W czwartkowe popołudnie w piwnicy budynku wielorodzinnego na ul. Leyka w Szczytnie wybuchł pożar. Z ogniem walczyły trzy zastępy straży. Cztery osoby, w tym dwoje dzieci, trafiły do szpitala, ale ich życiu nie zagrażało niebezpieczeństwo.

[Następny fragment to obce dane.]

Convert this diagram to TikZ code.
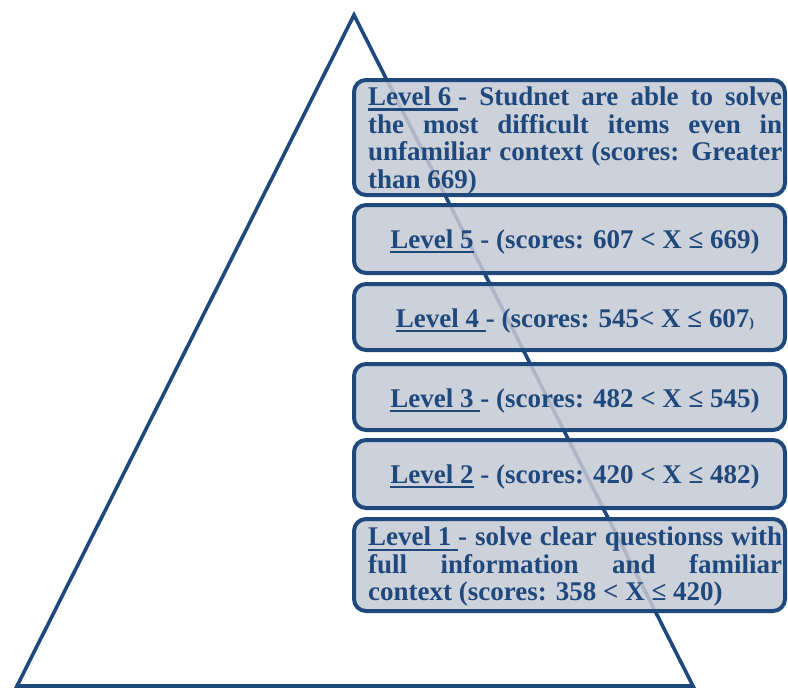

 Pożar na LeykaZgłoszenie o pożarze budynku wielorodzinnego na ul. Leyka strażacy odebrali przed godziną 17.00 w czwartek 21 kwietnia. Na miejsce zadysponowano trzy zastępy straży, dwa samochody gaśnicze i podnośnik. Zarzewie ognia powstało w piwnicy budynku, gdzie magazynowane były dokumenty, koce i materace. Strażacy szybko ugasili ogień, ale poważny problem stanowił gęsty dym, który wydostał się z pomieszczenia piwnicznego na dwie klatki schodowe. Istniała obawa, że odetnie on drogę ucieczki mieszkańcom. To spowodowało, że część z nich, bojąc się o swoje życie, zaczęła sama się ewakuować. Samodzielnie budynek opuściło ok. 20 osób. Pozostałym pomogli strażacy. Przy użyciu podnośnika ewakuowali matkę z dwojgiem dzieci. Rodzinę mieszkającą piętro wyżej wyprowadzili przez klatkę schodową. Siedmiu osobom strażacy udzielili pierwszej pomocy, podając tlen i okrywając kocami. Na miejsce przyjechały też dwa zespoły ratownictwa medycznego. Cztery osoby, w tym dwoje dzieci, trafiły do szpitala, ale ich życiu nie zagrażało niebezpieczeństwo. - W pierwszej fazie pożaru otrzymaliśmy informację, że w jednej z suteren przebywa mężczyzna. Kiedy do niego dotarliśmy okazało się, że zachował się bardzo przytomnie, okładając drzwi mokrymi kocami. Dzięki temu dym nie przedostał się do jego mieszkania – relacjonuje mł. kpt. Michał Maciąg, oficer prasowy KP PSP w Szczytnie. Działania strażaków trwały dwie godziny. Według wstępnych ustaleń, przyczyną pożaru mogło być zaprószenie ognia. - Wewnątrz piwnicy, w której powstał pożar, znajdowało się dużo materiału palnego. Gdyby ogień pojawił się w nocy, skutki mogłyby być znacznie poważniejsze – podsumowuje Michał Maciąg.